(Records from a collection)
================================

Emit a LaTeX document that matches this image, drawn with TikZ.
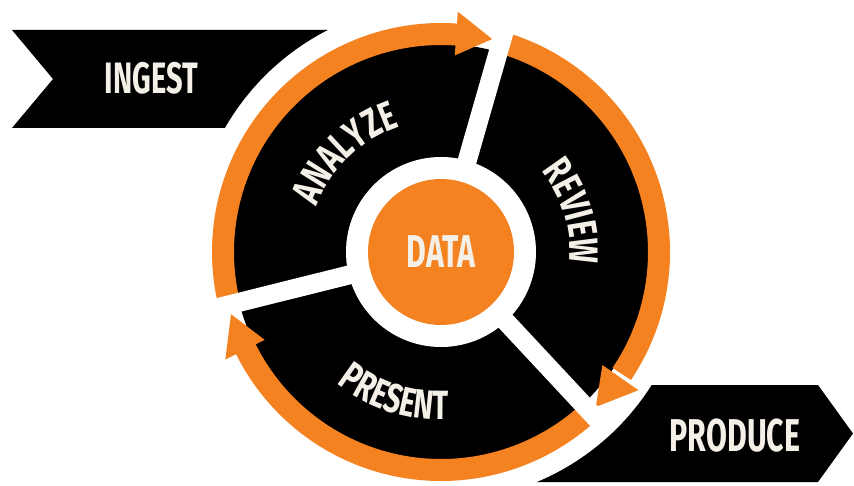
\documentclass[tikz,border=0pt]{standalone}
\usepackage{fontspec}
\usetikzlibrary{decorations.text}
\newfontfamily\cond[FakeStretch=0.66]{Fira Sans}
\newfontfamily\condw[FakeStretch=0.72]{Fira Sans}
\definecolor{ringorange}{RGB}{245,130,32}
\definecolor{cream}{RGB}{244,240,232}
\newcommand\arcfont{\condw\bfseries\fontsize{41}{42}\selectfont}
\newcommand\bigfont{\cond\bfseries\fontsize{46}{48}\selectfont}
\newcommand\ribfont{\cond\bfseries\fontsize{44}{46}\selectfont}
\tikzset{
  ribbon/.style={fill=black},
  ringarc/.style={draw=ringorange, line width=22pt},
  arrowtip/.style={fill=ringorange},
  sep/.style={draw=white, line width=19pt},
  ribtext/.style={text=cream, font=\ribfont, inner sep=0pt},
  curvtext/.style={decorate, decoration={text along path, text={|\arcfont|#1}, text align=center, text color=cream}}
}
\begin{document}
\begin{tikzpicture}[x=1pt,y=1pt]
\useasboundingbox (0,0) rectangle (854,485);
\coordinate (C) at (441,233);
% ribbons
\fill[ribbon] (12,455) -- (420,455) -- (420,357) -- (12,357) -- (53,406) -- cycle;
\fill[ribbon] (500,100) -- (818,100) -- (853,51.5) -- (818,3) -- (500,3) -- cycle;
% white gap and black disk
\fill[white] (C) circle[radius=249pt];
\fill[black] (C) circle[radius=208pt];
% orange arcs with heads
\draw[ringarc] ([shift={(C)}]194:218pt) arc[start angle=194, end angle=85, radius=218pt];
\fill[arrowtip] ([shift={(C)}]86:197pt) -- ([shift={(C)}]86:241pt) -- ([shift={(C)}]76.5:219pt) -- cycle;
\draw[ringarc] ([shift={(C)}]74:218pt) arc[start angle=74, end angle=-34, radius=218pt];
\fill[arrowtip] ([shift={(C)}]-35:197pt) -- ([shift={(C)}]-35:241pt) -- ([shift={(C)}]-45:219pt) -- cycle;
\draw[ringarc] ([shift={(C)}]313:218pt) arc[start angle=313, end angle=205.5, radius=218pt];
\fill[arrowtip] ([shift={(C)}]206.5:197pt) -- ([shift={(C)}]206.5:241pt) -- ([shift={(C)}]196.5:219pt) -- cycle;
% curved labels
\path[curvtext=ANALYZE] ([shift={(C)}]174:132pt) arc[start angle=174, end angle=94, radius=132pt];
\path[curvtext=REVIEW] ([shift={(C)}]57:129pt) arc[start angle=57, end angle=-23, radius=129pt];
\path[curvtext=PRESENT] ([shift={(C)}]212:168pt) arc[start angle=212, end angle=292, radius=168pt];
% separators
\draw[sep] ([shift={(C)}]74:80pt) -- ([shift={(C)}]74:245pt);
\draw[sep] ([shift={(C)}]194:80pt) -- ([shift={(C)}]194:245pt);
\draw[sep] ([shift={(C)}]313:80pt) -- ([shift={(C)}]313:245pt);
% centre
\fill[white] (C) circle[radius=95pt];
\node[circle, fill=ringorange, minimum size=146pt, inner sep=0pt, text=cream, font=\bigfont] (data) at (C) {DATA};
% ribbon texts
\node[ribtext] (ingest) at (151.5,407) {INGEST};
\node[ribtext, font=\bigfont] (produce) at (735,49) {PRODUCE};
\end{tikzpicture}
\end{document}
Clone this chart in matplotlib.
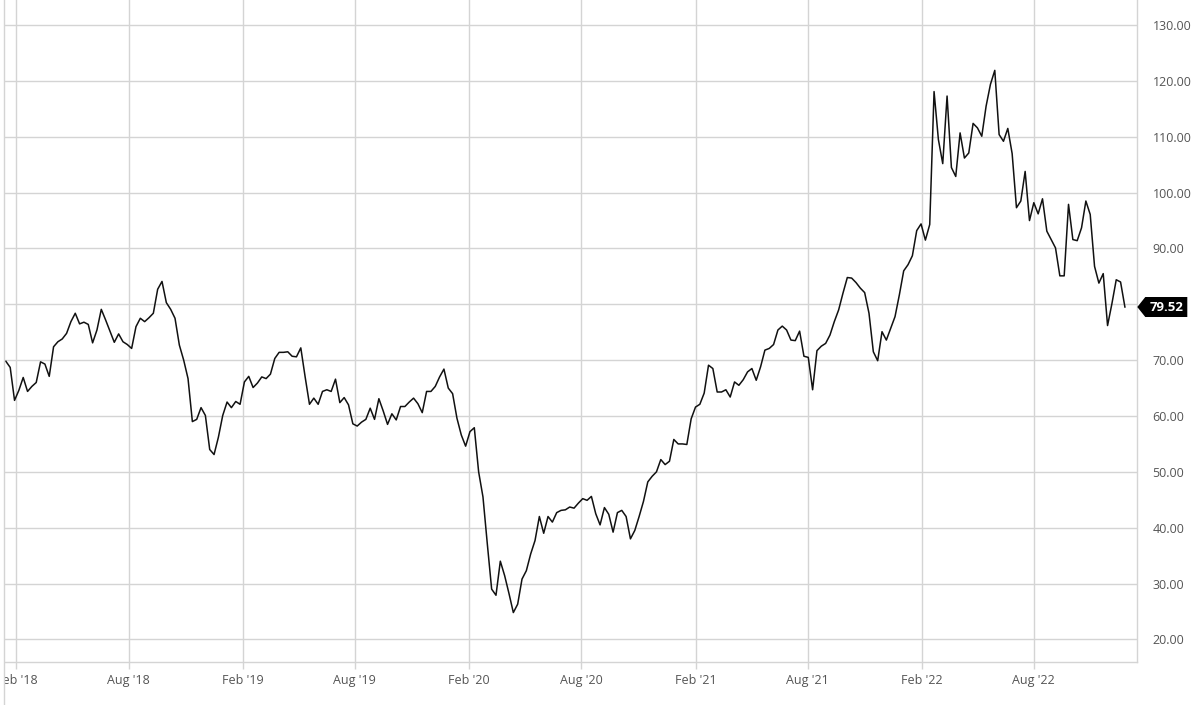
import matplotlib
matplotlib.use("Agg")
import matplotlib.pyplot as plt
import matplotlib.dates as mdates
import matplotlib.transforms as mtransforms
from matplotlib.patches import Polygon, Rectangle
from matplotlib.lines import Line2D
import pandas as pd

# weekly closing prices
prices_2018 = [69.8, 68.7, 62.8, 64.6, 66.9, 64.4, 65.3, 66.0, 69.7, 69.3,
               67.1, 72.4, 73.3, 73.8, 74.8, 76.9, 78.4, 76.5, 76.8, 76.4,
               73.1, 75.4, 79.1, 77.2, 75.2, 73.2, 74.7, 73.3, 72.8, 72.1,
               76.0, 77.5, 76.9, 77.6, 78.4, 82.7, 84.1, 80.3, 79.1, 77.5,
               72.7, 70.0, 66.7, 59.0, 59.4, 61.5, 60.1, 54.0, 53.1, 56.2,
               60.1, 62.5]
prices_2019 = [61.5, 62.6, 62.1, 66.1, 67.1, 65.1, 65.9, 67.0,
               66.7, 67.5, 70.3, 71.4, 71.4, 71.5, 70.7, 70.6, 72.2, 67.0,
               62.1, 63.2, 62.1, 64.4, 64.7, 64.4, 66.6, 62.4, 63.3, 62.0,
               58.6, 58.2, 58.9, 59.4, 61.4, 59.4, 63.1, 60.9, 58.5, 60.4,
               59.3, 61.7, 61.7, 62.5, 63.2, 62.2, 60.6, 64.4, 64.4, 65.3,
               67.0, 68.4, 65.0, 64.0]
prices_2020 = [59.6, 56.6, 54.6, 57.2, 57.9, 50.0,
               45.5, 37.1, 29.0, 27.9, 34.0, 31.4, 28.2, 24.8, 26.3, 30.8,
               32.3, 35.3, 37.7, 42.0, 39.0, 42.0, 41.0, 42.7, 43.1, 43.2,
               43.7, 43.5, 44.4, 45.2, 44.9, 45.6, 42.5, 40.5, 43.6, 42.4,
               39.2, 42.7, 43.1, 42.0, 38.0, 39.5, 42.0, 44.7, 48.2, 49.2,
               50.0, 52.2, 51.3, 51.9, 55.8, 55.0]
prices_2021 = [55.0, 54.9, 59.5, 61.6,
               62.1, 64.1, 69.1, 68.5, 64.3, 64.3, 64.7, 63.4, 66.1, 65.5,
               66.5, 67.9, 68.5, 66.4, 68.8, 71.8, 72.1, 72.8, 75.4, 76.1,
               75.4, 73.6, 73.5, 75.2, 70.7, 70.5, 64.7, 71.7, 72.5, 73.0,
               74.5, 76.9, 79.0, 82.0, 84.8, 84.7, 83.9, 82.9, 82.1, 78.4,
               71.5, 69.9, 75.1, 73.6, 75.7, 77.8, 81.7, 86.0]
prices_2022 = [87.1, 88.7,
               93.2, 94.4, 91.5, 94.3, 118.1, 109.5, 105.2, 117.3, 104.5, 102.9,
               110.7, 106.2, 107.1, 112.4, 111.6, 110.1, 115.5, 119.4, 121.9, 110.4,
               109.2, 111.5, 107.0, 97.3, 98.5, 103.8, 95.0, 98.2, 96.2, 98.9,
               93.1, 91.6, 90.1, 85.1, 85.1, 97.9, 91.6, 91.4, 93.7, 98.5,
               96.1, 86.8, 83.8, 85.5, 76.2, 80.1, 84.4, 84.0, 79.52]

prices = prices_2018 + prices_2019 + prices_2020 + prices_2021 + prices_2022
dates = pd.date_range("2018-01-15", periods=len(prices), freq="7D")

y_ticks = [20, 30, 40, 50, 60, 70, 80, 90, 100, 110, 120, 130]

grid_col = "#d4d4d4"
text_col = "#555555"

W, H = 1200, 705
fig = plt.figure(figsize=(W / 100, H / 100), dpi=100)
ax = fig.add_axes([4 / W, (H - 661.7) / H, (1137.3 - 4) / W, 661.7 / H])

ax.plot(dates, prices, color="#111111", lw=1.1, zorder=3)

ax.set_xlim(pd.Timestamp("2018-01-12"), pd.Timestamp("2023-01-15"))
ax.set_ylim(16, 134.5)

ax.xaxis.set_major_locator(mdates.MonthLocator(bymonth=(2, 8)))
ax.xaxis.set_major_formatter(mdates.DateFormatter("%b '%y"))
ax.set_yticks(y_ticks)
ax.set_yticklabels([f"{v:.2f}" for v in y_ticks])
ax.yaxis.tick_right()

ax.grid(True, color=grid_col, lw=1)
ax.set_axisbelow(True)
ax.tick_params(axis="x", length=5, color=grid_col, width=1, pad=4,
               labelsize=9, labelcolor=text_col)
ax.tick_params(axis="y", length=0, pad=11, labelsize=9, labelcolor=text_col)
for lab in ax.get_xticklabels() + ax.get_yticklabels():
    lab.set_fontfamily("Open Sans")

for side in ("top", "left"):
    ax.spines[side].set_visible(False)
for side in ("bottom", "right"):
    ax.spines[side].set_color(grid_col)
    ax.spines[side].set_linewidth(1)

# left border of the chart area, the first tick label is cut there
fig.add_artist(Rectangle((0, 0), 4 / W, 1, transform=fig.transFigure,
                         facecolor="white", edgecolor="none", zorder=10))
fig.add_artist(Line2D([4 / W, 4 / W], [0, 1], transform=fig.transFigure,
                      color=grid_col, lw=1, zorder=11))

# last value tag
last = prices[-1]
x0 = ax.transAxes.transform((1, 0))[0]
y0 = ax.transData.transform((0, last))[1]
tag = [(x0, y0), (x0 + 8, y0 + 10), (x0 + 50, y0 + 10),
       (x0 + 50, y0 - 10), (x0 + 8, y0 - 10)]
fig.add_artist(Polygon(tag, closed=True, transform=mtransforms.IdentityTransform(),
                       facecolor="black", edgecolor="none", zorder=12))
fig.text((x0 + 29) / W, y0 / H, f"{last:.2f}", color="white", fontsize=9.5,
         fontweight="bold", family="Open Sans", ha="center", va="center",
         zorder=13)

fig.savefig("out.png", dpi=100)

================================

**Exercise objective**
Wherever "matplotlib" shows up in a line, copy that line.

**Exercise solution**
Clone this chart in matplotlib.
import matplotlib
matplotlib.use("Agg")
import matplotlib.pyplot as plt
import matplotlib.dates as mdates
import matplotlib.transforms as mtransforms
from matplotlib.patches import Polygon, Rectangle
from matplotlib.lines import Line2D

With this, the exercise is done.